Maybe we were a little naive thinking that she would just mesh in perfectly when she came here. And I’m not an idiot. Two degrees in psychology taught me that there would definitely be challenges and battles with this kid, who has seen and done so much. But it has been both rewarding and absolutely aggravating at the same time. I am pretty sure this is why we don’t give birth to teenagers. Most parents have a lot of years to work up to instilling values before they get to the butthead teenager stage. Mine was made in a matter of hours and it challenges me every day.
She can go from complete sweetheart to psychotic child in 2.3 seconds flat, as happened tonight. Most of the time I try to stay understanding, and stand my ground. Sometimes, I fail. Miserably. Tonight was a complete fail. Tonight, after dealing with such a mood swing that I think I got whiplash, I just broke down.
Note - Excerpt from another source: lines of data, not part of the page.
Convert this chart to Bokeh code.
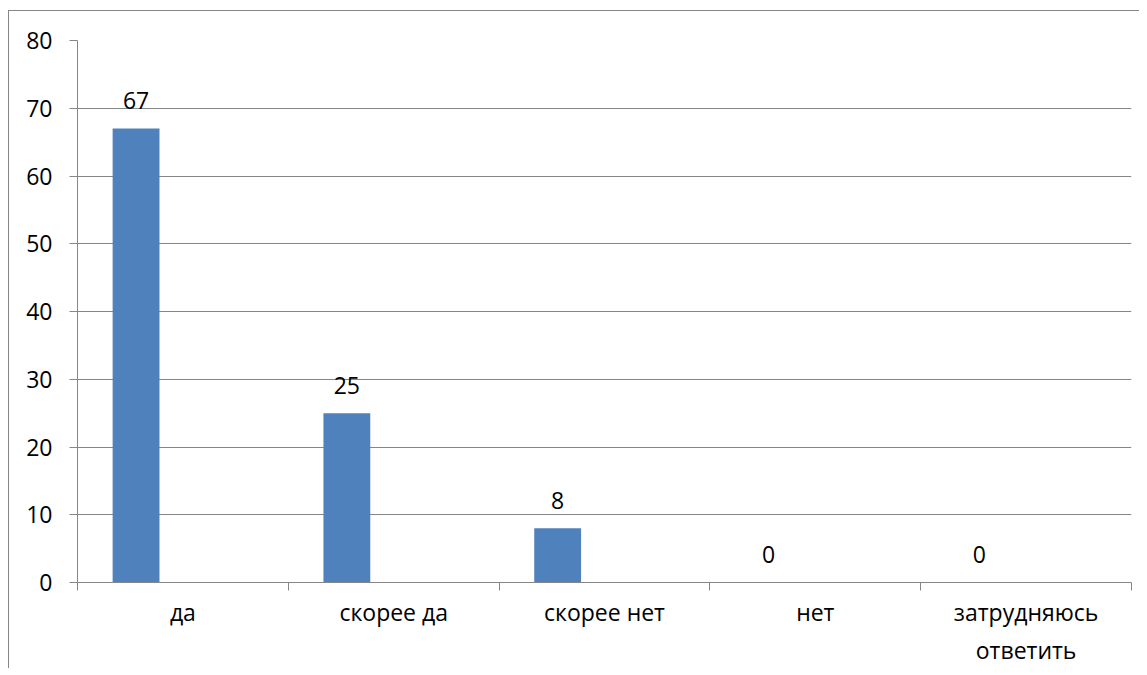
import numpy as np
from bokeh.plotting import figure
from bokeh.models import Range1d, FixedTicker
from bokeh.core.properties import value
from bokeh.embed import file_html
from bokeh.resources import INLINE

categories = ["да", "скорее да", "скорее нет", "нет", "затрудняюсь\nответить"]
values = [67, 25, 8, 0, 0]
y_ticks = [0, 10, 20, 30, 40, 50, 60, 70, 80]

FONT = "Open Sans"
FS = "23px"
GRAY = "#868686"
BAR = "#4F81BD"

n = len(categories)
idx = np.arange(n)
# first of three series slots in each category (gap width 150%)
bar_w = 1 / 4.5
bar_x = idx + 1.5 * bar_w / 2 + bar_w / 2

p = figure(frame_width=1054, frame_height=542, output_backend="svg", toolbar_location=None,
           x_range=Range1d(0, n), y_range=Range1d(0, y_ticks[-1]),
           min_border_left=68, min_border_right=8, min_border_top=29,
           min_border_bottom=78)
p.outline_line_color = None
p.background_fill_color = "white"
p.border_fill_color = "white"
p.styles = {"border-left": f"1px solid {GRAY}", "border-top": f"1px solid {GRAY}",
            "margin-left": "8px", "margin-top": "10px"}

p.vbar(x=bar_x, top=values, bottom=0, width=bar_w, fill_color=BAR, line_color=None)
p.text(x=bar_x, y=values, text=[str(v) for v in values], text_align="center",
       text_baseline="alphabetic", y_offset=-28, text_font=value(FONT),
       text_font_size=FS, text_color="black")

# x axis
xa = p.xaxis[0]
xa.ticker = FixedTicker(ticks=list(idx + 0.5), minor_ticks=list(range(n + 1)))
xa.major_label_overrides = {float(i + 0.5): c for i, c in enumerate(categories)}
xa.major_tick_line_color = None
xa.minor_tick_line_color = GRAY
xa.minor_tick_out = 8
xa.minor_tick_in = 0
xa.axis_line_color = GRAY
xa.major_label_text_font = FONT
xa.major_label_text_font_size = FS
xa.major_label_text_color = "black"
xa.major_label_standoff = 5

# y axis
ya = p.yaxis[0]
ya.ticker = FixedTicker(ticks=y_ticks)
ya.major_tick_out = 8
ya.major_tick_in = 0
ya.major_tick_line_color = GRAY
ya.minor_tick_line_color = None
ya.axis_line_color = GRAY
ya.major_label_text_font = FONT
ya.major_label_text_font_size = FS
ya.major_label_text_color = "black"
ya.major_label_standoff = 17

p.xgrid.visible = False
p.ygrid.grid_line_color = GRAY
p.ygrid.grid_line_width = 1

open("out.html", "w").write(file_html(p, INLINE))
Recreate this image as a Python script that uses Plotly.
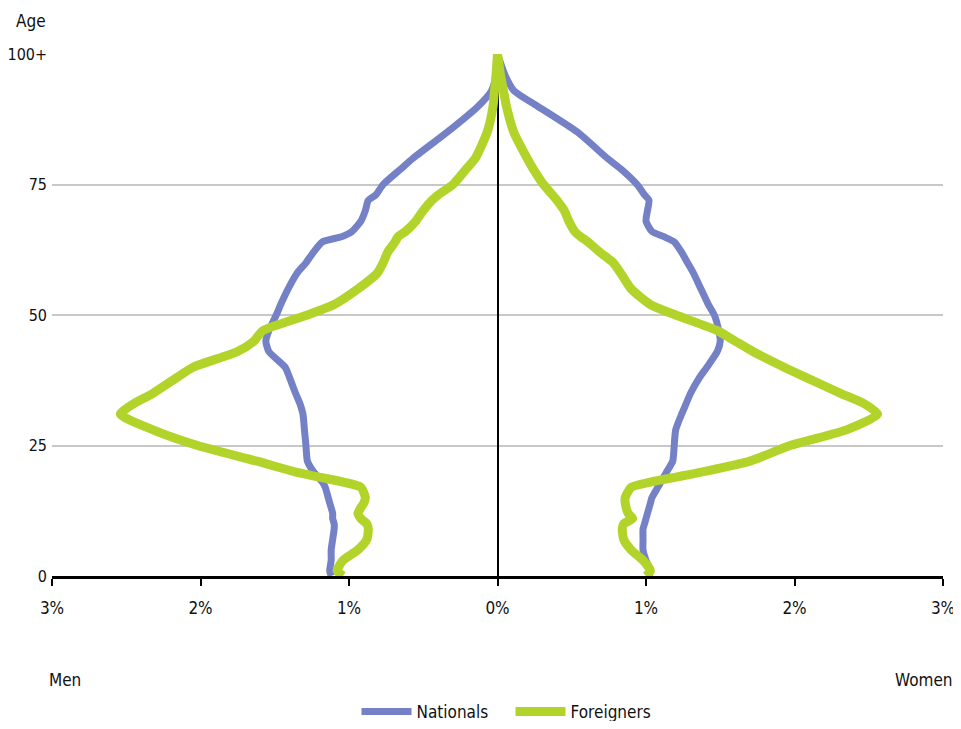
import plotly.graph_objects as go

ages = [0, 1, 3, 5, 7, 9, 10, 11, 12, 14, 15, 17, 18, 19, 20, 22, 25, 28, 31, 33,
        35, 38, 40, 43, 45, 47, 50, 52, 55, 58, 60, 62, 64, 65, 66, 68, 70, 72,
        73, 75, 78, 80, 85, 90, 93, 96, 100]

men_nationals = [1.12, 1.13, 1.12, 1.12, 1.11, 1.10, 1.10, 1.11, 1.11, 1.13, 1.14, 1.16,
                 1.18, 1.21, 1.24, 1.28, 1.29, 1.30, 1.31, 1.33, 1.36, 1.40, 1.43, 1.54,
                 1.56, 1.54, 1.49, 1.46, 1.41, 1.35, 1.29, 1.24, 1.18, 1.05, 0.98, 0.92,
                 0.89, 0.87, 0.82, 0.77, 0.65, 0.57, 0.34, 0.13, 0.04, 0.01, 0.0]
men_foreigners = [1.04, 1.08, 1.04, 0.94, 0.88, 0.87, 0.88, 0.92, 0.94, 0.90, 0.89, 0.92,
                  1.04, 1.21, 1.37, 1.62, 2.02, 2.32, 2.54, 2.45, 2.32, 2.16, 2.05, 1.75,
                  1.64, 1.58, 1.28, 1.10, 0.94, 0.81, 0.77, 0.74, 0.69, 0.67, 0.62, 0.55,
                  0.50, 0.44, 0.40, 0.30, 0.21, 0.15, 0.07, 0.03, 0.02, 0.01, 0.0]
women_nationals = [1.02, 1.03, 1.00, 0.98, 0.98, 0.98, 0.99, 1.00, 1.01, 1.03, 1.04, 1.08,
                   1.10, 1.12, 1.14, 1.18, 1.19, 1.20, 1.24, 1.27, 1.30, 1.36, 1.41, 1.48,
                   1.50, 1.49, 1.46, 1.42, 1.37, 1.32, 1.28, 1.24, 1.19, 1.12, 1.04, 1.00,
                   1.01, 1.02, 0.99, 0.94, 0.83, 0.74, 0.54, 0.27, 0.11, 0.05, 0.0]
women_foreigners = [1.00, 1.03, 0.98, 0.90, 0.85, 0.84, 0.85, 0.91, 0.88, 0.86, 0.86, 0.90,
                    1.03, 1.21, 1.39, 1.70, 1.97, 2.35, 2.56, 2.47, 2.31, 2.08, 1.93, 1.72,
                    1.60, 1.48, 1.20, 1.03, 0.90, 0.83, 0.78, 0.69, 0.61, 0.56, 0.52, 0.48,
                    0.45, 0.40, 0.37, 0.31, 0.24, 0.20, 0.11, 0.06, 0.04, 0.02, 0.0]

x_ticks = [-3, -2, -1, 0, 1, 2, 3]
x_ticktext = ["3%", "2%", "1%", "0%", "1%", "2%", "3%"]
y_ticks = [0, 25, 50, 75, 100]
y_ticktext = ["0", "25", "50", "75", "100+"]

BLUE = "#7581c6"
GREEN = "#b2d42a"
FONT = "DejaVu Sans Condensed, Liberation Sans Narrow, Liberation Sans, Arial"
TXT = "#111"

fig = go.Figure()

series = [
    ("Nationals", men_nationals, women_nationals, BLUE, 7),
    ("Foreigners", men_foreigners, women_foreigners, GREEN, 9),
]
for name, men, women, color, width in series:
    fig.add_trace(go.Scatter(
        x=[-v for v in men], y=ages, mode="lines", name=name, legendgroup=name,
        line=dict(color=color, width=width, shape="spline", smoothing=0.6),
    ))
    fig.add_trace(go.Scatter(
        x=women, y=ages, mode="lines", name=name, legendgroup=name, showlegend=False,
        line=dict(color=color, width=width, shape="spline", smoothing=0.6),
    ))

fig.update_xaxes(
    range=[-3, 3], tickvals=x_ticks, ticktext=x_ticktext, automargin=False,
    showgrid=False, zeroline=True, zerolinecolor="black", zerolinewidth=1.5,
    showline=True, linecolor="black", linewidth=2.5,
    ticks="outside", ticklen=7, tickwidth=1.5, tickcolor="black",
    ticklabelstandoff=8, tickfont=dict(size=17, color=TXT),
)
fig.update_yaxes(
    range=[0, 100], tickvals=y_ticks, ticktext=y_ticktext, automargin=False,
    showgrid=True, gridcolor="#c8c8c8", gridwidth=2, zeroline=False,
    showline=False, ticklabelstandoff=4, tickfont=dict(size=16, color=TXT),
)

fig.add_annotation(text="Age", x=-0.043, y=1.064, xref="paper", yref="paper",
                   xanchor="left", yanchor="middle", showarrow=False,
                   font=dict(size=17, color=TXT))
fig.add_annotation(text="Men", x=-0.006, y=-0.199, xref="paper", yref="paper",
                   xanchor="left", yanchor="middle", showarrow=False,
                   font=dict(size=17, color=TXT))
fig.add_annotation(text="Women", x=1.0135, y=-0.199, xref="paper", yref="paper",
                   xanchor="right", yanchor="middle", showarrow=False,
                   font=dict(size=17, color=TXT))

fig.update_layout(
    width=953, height=713,
    margin=dict(l=44, r=18, t=46, b=145),
    paper_bgcolor="white", plot_bgcolor="white",
    font=dict(family=FONT, size=17, color=TXT),
    showlegend=True,
    legend=dict(orientation="h", x=0.5146, xanchor="center", xref="paper",
                y=0.0126, yanchor="middle", yref="container",
                itemwidth=50, entrywidth=89, font=dict(size=17)),
)

fig.write_html("out.html")
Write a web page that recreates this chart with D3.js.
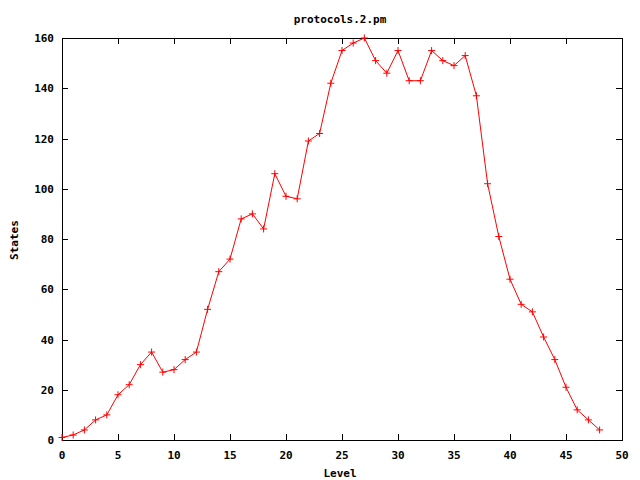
<!DOCTYPE html>
<html><head><meta charset="utf-8">
<script src="https://cdn.jsdelivr.net/npm/d3@7"></script>
<style>body{margin:0;background:#fff}svg{display:block}text{font-family:"DejaVu Sans Mono",monospace;font-weight:bold;font-size:11px;fill:#000}</style>
</head><body>
<script>
const levels = d3.range(0, 49);
const states = [1,2,4,8,10,18,22,30,35,27,28,32,35,52,67,72,88,90,84,106,97,96,119,122,142,155,158,160,151,146,155,143,143,155,151,149,153,137,102,81,64,54,51,41,32,21,12,8,4];
const xTicks = [0,5,10,15,20,25,30,35,40,45,50];
const yTicks = [0,20,40,60,80,100,120,140,160];
const title = "protocols.2.pm", xLabel = "Level", yLabel = "States";

const W = 640, H = 480, L = 62, R = 622, T = 38, B = 440;
const svg = d3.select("body").append("svg").attr("width", W).attr("height", H);
const x = d3.scaleLinear().domain([0, 50]).range([L, R]);
const y = d3.scaleLinear().domain([0, 160]).range([B, T]);

// ticks (inward, mirrored)
const tl = 6;
const g = svg.append("g").attr("stroke", "#000").attr("stroke-width", 1).attr("shape-rendering", "crispEdges");
xTicks.forEach(t => {
  const px = Math.round(x(t)) + 0.5;
  g.append("line").attr("x1", px).attr("x2", px).attr("y1", B).attr("y2", B - tl);
  g.append("line").attr("x1", px).attr("x2", px).attr("y1", T).attr("y2", T + tl);
});
yTicks.forEach(t => {
  const py = Math.round(y(t)) + 0.5;
  g.append("line").attr("x1", L).attr("x2", L + tl).attr("y1", py).attr("y2", py);
  g.append("line").attr("x1", R).attr("x2", R - tl).attr("y1", py).attr("y2", py);
});
g.append("rect").attr("x", L + 0.5).attr("y", T + 0.5).attr("width", R - L).attr("height", B - T).attr("fill", "none");

svg.selectAll(".xt").data(xTicks).enter().append("text")
  .attr("x", d => x(d)).attr("y", 459).attr("text-anchor", "middle").text(d => d);
svg.selectAll(".yt").data(yTicks).enter().append("text")
  .attr("x", 54).attr("y", d => y(d) + 4).attr("text-anchor", "end").text(d => d);

svg.append("text").attr("x", 340).attr("y", 23).attr("text-anchor", "middle").text(title);
svg.append("text").attr("x", 340).attr("y", 477).attr("text-anchor", "middle").text(xLabel);
svg.append("text").attr("transform", "translate(18,240) rotate(-90)").attr("text-anchor", "middle").text(yLabel);

const data = levels.map((l, i) => [l, states[i]]);
svg.append("path").datum(data)
  .attr("d", d3.line().x(d => x(d[0])).y(d => y(d[1])))
  .attr("fill", "none").attr("stroke", "#f00").attr("stroke-width", 1);
const s = 3.5;
const pts = svg.append("g").attr("stroke", "#f00").attr("stroke-width", 1);
data.forEach(d => {
  const px = x(d[0]), py = y(d[1]);
  pts.append("line").attr("x1", px - s).attr("x2", px + s).attr("y1", py).attr("y2", py);
  pts.append("line").attr("x1", px).attr("x2", px).attr("y1", py - s).attr("y2", py + s);
});
</script>
</body></html>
Not in front of her, of course. Oh no. I left her room fuming after she once again attacked me when I didn’t immediately give in to whatever she wanted. I have bent over backwards for this kid, rearranging my entire life to meet her needs. And honestly, tonight I am over it. I asked a simple question, and she attacked me. Accused me of not wanting her here. Made me feel like I don’t like her.
Guess what, kid? I know your game. You WANT me to throw you away, like so many before you. You want to be the victim again instead of growing up and taking charge of your life. Then you will have someone to blame besides yourself when you fuck it all up again. But the fact is if I didn’t want her here… she wouldn’t be here. I want her to succeed, but I am not going to do it for her. I am not going to be guilted into doing things that I don’t want to do, nor will I be goaded into a fight with a sulky, bratty over-grown kid who doesn’t know when to keep her mouth shut.
Tomorrow, she will have to make a choice. To stay here, live by the rules designed to keep her safe, or to throw it all away and go back to the land of the meth whores. I am done battling with someone who doesn’t appreciate what we have offered. We have a hard enough time making it from month to month without another person looking for something every time we blink. If she thinks I am getting any financial reward from this, she is crazy. So, as much as I love her, and as much as I want her to succeed, it is time for her to take the steps necessary to get her life on track.
So, as much as I want to punch a wall tonight, I know better (and would most likely just leave a whole in my rental house AND break my fist). Tonight, I blogged it out, instead. Tough love is all I have to give her right now. And she might hate it. But one day, soon I hope, she will get that someone cared enough about her to give her that chance. If not, that is on her.
PS – My dog Lucy hates her. Her frantic energy is just too much for my poor little pup to handle. But, the awesome part is that I don’t have to worry about her sneaking out during the middle of the night, as any time she moves, the Lucy Alarm goes off. Sucker!